Peraltro, la natura complessa e tecnica dei servizi forniti e la circostanza che l’esercizio della professione sia regolamentato non possono mettere in discussione tale conclusione (sentenze del 28 febbraio 2013, Ordem dos Técnicos Oficiais de Contas, in causa C-1/12, punto 38, e ancora Lietuvos notaru rūmai e altri, punto 58 e giurisprudenza ivi citata).
Trattandosi di attività economica, anche le attività professionali, da un lato, sono sottoposte alle regole della concorrenza poste dallo Stato nell’esercizio della relativa competenza diretta a tutelarla e, dall’altro, rientrano nell’ambito della tutela del consumatore, che forma oggetto di regolamentazione analitica da parte del diritto eurounionale.
Ciò vale soprattutto per le professioni ordinistiche, che – quanto alle regole di accesso e quindi al relativo mercato – cadono nella materia «tutela della concorrenza»; anche se non si può escludere la possibilità di una differenziazione in riferimento a quelle professioni non ordinistiche che presentano nessi con la realtà locale.
Anche il trasferimento delle ulteriori funzioni, in particolare di quelle legislative, concernenti la materia «ordinamento della comunicazione» incontra ostacoli di ordine giuridico e tecnico, che rendono eccezionali e residuali le funzioni che possono essere devolute. In tale materia confluiscono il diritto delle comunicazioni elettroniche e il diritto di internet, che trovano la loro disciplina in un complesso assai esteso di atti normativi dell’Unione europea, che hanno il precipuo scopo di realizzare un mercato unico digitale che sia inclusivo, competitivo e rispettoso dei diritti fondamentali. Proprio perché si tratta di creare e garantire il mercato unico europeo, in cui le comunicazioni elettroniche e internet svolgono un ruolo fondamentale, gli atti legislativi europei sono, di regola, di massima armonizzazione, lasciando poco spazio agli Stati membri e precludendo, in linea di massima, regolamentazioni territorialmente frammentate che potrebbero fungere da ostacolo al funzionamento di tale mercato.

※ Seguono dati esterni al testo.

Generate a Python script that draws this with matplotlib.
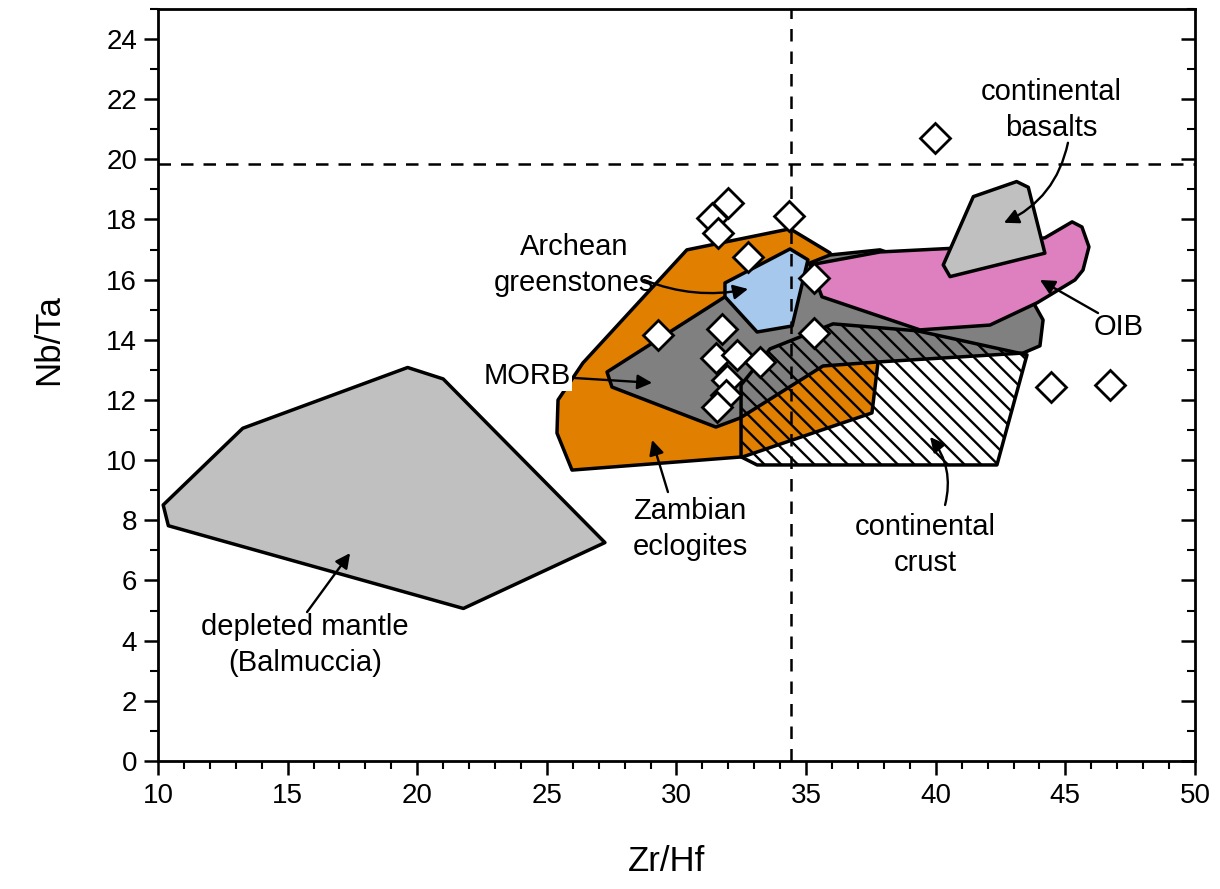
import matplotlib
matplotlib.use("Agg")
import matplotlib.pyplot as plt
from matplotlib.patches import Polygon
from matplotlib.ticker import MultipleLocator

plt.rcParams["font.family"] = ["Liberation Sans", "DejaVu Sans"]
plt.rcParams["hatch.linewidth"] = 1.7

# field outlines, Zr/Hf vs Nb/Ta
mantle_zrhf = [10.2, 10.4, 21.78, 27.24, 21.0, 19.63, 13.27]
mantle_nbta = [8.51, 7.82, 5.07, 7.26, 12.70, 13.08, 11.06]

zambia_zrhf = [25.97, 25.39, 25.43, 26.39, 30.40, 34.38, 35.92, 37.77, 37.54, 32.56]
zambia_nbta = [9.67, 10.90, 12.00, 13.23, 16.99, 17.69, 16.89, 13.23, 11.57, 10.11]

morb_zrhf = [27.32, 27.51, 31.52, 32.45, 35.65, 37.70, 43.37, 44.02, 44.14, 43.75,
             37.85, 35.92, 31.87]
morb_nbta = [12.93, 12.43, 11.10, 11.40, 13.13, 13.26, 13.56, 13.80, 14.66, 15.26,
             16.99, 16.82, 15.43]

archean_zrhf = [31.87, 34.38, 35.07, 34.46, 33.11, 31.87]
archean_nbta = [15.89, 17.02, 16.66, 14.46, 14.26, 15.43]

oib_zrhf = [35.15, 37.85, 40.82, 44.21, 45.26, 45.64, 45.91, 45.68, 45.37, 43.91,
            42.09, 39.39, 35.61]
oib_nbta = [16.49, 16.92, 17.05, 17.39, 17.92, 17.75, 17.09, 16.32, 15.99, 15.23,
            14.49, 14.33, 15.43]

basalt_zrhf = [41.45, 43.12, 43.57, 44.21, 40.55, 40.29]
basalt_nbta = [18.76, 19.26, 19.07, 16.88, 16.10, 16.49]

crust_zrhf = [32.49, 33.61, 36.04, 39.28, 43.52, 42.36, 33.11, 32.49]
crust_nbta = [12.50, 13.70, 14.53, 14.30, 13.50, 9.84, 9.84, 10.11]

# samples
sample_zrhf = [46.72, 44.45, 39.97, 34.34, 31.99, 31.37, 31.60, 32.76, 35.30,
               35.30, 29.29, 31.76, 31.52, 32.33, 33.22, 31.95, 31.90, 31.56]
sample_nbta = [12.50, 12.43, 20.71, 18.12, 18.55, 18.05, 17.55, 16.76, 16.06,
               14.23, 14.16, 14.36, 13.40, 13.50, 13.26, 12.67, 12.15, 11.77]

ref_zrhf = 34.4
ref_nbta = 19.85

# label text, label position, arrow tail, arrow head, curvature
labels = [
    ("continental\nbasalts", (44.45, 21.65), (45.10, 20.55), (42.63, 17.89), -0.25),
    ("OIB", (47.05, 14.43), (46.26, 14.89), (44.02, 15.99), 0.0),
    ("Archean\ngreenstones", (26.05, 16.49), (28.75, 15.99), (32.76, 15.69), 0.15),
    ("MORB", (24.23, 12.80), (26.08, 12.73), (29.06, 12.57), 0.0),
    ("Zambian\neclogites", (30.52, 7.70), (29.67, 8.94), (29.06, 10.67), 0.0),
    ("continental\ncrust", (39.59, 7.18), (40.36, 8.51), (39.78, 10.77), 0.25),
    ("depleted mantle\n(Balmuccia)", (15.67, 3.86), (15.75, 4.95), (17.41, 6.91), 0.0),
]

fig = plt.figure(figsize=(12.2, 8.89), dpi=100)
ax = fig.add_axes([0.1295, 0.144, 0.85, 0.846])

fields = [
    (mantle_zrhf, mantle_nbta, "#c0c0c0", None),
    (zambia_zrhf, zambia_nbta, "#e07f00", None),
    (morb_zrhf, morb_nbta, "#808080", None),
    (archean_zrhf, archean_nbta, "#a6c8ec", None),
    (oib_zrhf, oib_nbta, "#de7fbf", None),
    (basalt_zrhf, basalt_nbta, "#c0c0c0", None),
    (crust_zrhf, crust_nbta, "none", "\\\\"),
]
for i, (xs, ys, color, hatch) in enumerate(fields):
    poly = Polygon(list(zip(xs, ys)), closed=True, facecolor=color,
                   edgecolor="black", linewidth=2.5, hatch=hatch,
                   joinstyle="round", zorder=2 + i * 0.1)
    ax.add_patch(poly)

ax.axvline(ref_zrhf, color="black", lw=1.8, ls=(0, (5, 4)), zorder=3)
ax.axhline(ref_nbta, color="black", lw=1.8, ls=(0, (5, 4)), zorder=3)

ax.plot(sample_zrhf, sample_nbta, ls="none", marker="D", ms=15.5,
        mfc="white", mec="black", mew=2, zorder=4)

for text, xy_text, tail, head, rad in labels:
    bbox = None
    if text == "MORB":
        bbox = dict(facecolor="white", edgecolor="none", pad=1)
    ax.text(xy_text[0], xy_text[1], text, fontsize=21, ha="center",
            va="center", linespacing=1.35, bbox=bbox, zorder=5)
    ax.annotate("", xy=head, xytext=tail,
                arrowprops=dict(arrowstyle="-|>", color="black", lw=1.7,
                                mutation_scale=22, shrinkA=0, shrinkB=0,
                                connectionstyle=f"arc3,rad={rad}"),
                zorder=5)

ax.set_xlim(10, 50)
ax.set_ylim(0, 25)
ax.xaxis.set_major_locator(MultipleLocator(5))
ax.xaxis.set_minor_locator(MultipleLocator(1))
ax.set_yticks(range(0, 25, 2))
ax.yaxis.set_minor_locator(MultipleLocator(1))

for side in ["left", "right", "top", "bottom"]:
    ax.spines[side].set_linewidth(2)

ax.tick_params(axis="x", which="major", direction="out", length=10, width=1.8,
               labelsize=20, pad=6)
ax.tick_params(axis="x", which="minor", direction="out", length=6, width=1.5)
ax.tick_params(axis="y", which="major", direction="out", length=10, width=1.8,
               labelsize=20, pad=5)
ax.tick_params(axis="y", which="minor", direction="out", length=6, width=1.5)

# inward ticks on the right-hand spine
ax_r = ax.twinx()
ax_r.set_ylim(ax.get_ylim())
ax_r.set_yticks(range(0, 25, 2))
ax_r.yaxis.set_minor_locator(MultipleLocator(1))
ax_r.tick_params(axis="y", which="major", direction="in", length=10, width=1.8,
                 labelright=False)
ax_r.tick_params(axis="y", which="minor", direction="in", length=6, width=1.5)
for spine in ax_r.spines.values():
    spine.set_visible(False)

ax.set_xlabel("Zr/Hf", fontsize=25)
ax.set_ylabel("Nb/Ta", fontsize=25)
ax.xaxis.set_label_coords(0.49, -0.112)
ax.yaxis.set_label_coords(-0.09, 0.56)

fig.savefig("out.png", dpi=100)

Gran parte delle funzioni riguardanti la materia hanno finalità pro-concorrenziali e di tutela del consumatore e, perciò, afferiscono alla materia «tutela della concorrenza» di competenza esclusiva dello Stato, potendo difficilmente essere separate da altre funzioni limitate esclusivamente alla comunicazione.

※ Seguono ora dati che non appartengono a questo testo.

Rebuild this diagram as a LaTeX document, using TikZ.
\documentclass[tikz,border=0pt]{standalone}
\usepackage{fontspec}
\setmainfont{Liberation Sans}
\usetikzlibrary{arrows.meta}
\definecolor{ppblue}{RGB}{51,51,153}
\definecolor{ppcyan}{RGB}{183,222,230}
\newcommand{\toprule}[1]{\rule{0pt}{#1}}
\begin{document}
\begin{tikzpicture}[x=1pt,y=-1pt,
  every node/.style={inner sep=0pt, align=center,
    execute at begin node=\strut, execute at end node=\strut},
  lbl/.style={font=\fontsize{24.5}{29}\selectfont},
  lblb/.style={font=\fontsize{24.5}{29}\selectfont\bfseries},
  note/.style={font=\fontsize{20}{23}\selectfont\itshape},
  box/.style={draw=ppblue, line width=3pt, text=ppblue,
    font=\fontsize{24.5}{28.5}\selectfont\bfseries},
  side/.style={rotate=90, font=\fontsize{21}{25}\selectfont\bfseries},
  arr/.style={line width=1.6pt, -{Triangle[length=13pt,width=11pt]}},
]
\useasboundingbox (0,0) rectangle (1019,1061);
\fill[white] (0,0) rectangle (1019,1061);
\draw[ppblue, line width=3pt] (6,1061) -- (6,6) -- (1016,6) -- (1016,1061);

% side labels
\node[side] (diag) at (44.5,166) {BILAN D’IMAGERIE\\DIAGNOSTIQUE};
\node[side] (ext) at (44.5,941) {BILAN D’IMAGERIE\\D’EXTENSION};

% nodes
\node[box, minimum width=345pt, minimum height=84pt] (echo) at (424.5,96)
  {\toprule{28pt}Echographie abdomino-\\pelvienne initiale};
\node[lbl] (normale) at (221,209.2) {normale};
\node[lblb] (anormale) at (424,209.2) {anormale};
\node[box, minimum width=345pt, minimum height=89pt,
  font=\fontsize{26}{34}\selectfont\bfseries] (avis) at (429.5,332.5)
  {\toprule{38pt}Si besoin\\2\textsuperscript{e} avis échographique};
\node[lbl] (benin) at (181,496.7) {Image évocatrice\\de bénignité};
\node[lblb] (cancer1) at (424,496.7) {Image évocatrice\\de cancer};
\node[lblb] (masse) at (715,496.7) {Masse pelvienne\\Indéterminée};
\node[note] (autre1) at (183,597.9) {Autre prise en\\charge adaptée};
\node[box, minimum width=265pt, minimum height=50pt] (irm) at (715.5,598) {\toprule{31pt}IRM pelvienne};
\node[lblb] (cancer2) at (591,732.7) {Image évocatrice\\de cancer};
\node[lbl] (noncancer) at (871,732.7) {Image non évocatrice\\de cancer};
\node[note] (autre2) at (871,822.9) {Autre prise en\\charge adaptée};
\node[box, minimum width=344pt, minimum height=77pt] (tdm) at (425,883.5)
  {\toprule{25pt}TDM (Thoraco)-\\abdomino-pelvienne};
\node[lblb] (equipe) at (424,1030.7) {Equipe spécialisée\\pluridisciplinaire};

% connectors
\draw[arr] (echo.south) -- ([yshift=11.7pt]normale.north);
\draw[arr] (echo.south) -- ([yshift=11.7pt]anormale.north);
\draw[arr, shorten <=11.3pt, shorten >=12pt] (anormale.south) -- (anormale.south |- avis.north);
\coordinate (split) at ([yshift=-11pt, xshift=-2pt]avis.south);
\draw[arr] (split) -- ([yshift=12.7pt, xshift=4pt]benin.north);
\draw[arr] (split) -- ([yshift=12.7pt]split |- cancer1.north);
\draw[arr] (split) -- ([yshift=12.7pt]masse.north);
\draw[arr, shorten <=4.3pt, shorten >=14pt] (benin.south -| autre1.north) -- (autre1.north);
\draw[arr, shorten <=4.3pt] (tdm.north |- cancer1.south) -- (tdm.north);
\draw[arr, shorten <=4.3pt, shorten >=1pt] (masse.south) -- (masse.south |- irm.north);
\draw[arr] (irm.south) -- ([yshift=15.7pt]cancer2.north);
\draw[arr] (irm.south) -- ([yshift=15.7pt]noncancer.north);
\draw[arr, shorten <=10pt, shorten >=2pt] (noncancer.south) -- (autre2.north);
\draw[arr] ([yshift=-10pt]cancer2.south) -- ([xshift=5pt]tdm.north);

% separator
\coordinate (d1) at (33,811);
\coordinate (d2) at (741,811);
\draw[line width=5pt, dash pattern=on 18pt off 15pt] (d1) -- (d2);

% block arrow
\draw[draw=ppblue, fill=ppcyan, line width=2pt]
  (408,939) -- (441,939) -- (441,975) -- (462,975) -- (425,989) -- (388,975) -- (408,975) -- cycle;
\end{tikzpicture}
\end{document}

Sulla infrastruttura di rete, nei sistemi di comunicazione e su internet circolano, poi, ingenti masse di dati personali, rispetto ai quali si pone l’esigenza di garanzia del diritto fondamentale alla tutela dei dati personali, che, in talune circostanze, va contemperato con l’interesse pubblico alla tutela dell’ordine e della sicurezza pubblica e con quello all’accertamento e alla repressione dei reati.
Queste esigenze hanno portato ad una vasta regolazione di matrice eurounitaria, che, in linea di massima, lascia spazi assai esigui all’intervento regolatorio degli Stati membri e mal si concilia con differenziazioni regionali.

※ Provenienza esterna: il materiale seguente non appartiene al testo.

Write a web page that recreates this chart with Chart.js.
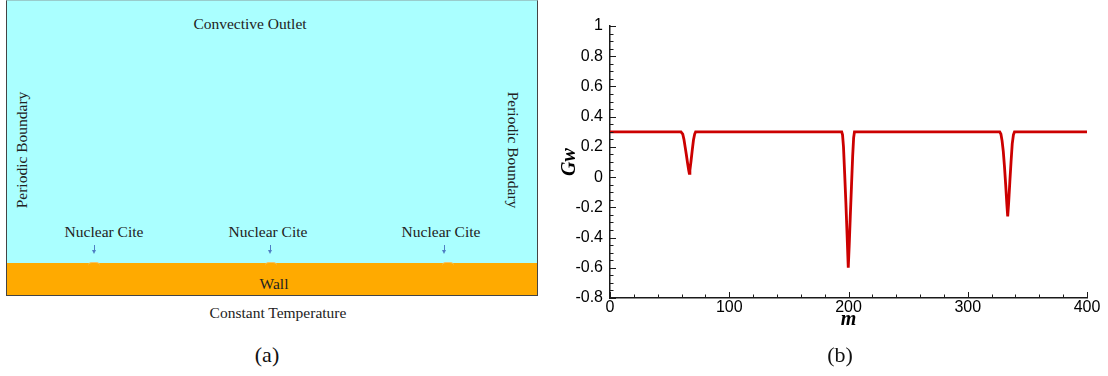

Con riferimento alle «norme generali sull’istruzione», questa Corte ha da tempo individuato l’elemento caratterizzante di tale materia nella «valenza necessariamente generale ed unitaria» (sentenza n. 200 del 2009; più di recente, sentenze n. 168 del 2024 e n. 223 del 2023) dei contenuti che le sono propri; tali norme generali, stabilite dal legislatore statale, «delineano le basi del sistema nazionale di istruzione», essendo funzionali ad assicurare «la previsione di una offerta formativa sostanzialmente uniforme sull’intero territorio nazionale, l’identità culturale del Paese, nel rispetto della libertà di insegnamento di cui all’art. 33, primo comma, Cost.» (sentenza n. 200 del 2009).
Non sarebbe quindi giustificabile una differenziazione che riguardi la configurazione generale dei cicli di istruzione e i programmi di base, stante l’intima connessione di questi aspetti con il mantenimento dell’identità nazionale."
In conclusione ben poche funzioni e non materie potranno transitare dallo Stato alle Regioni.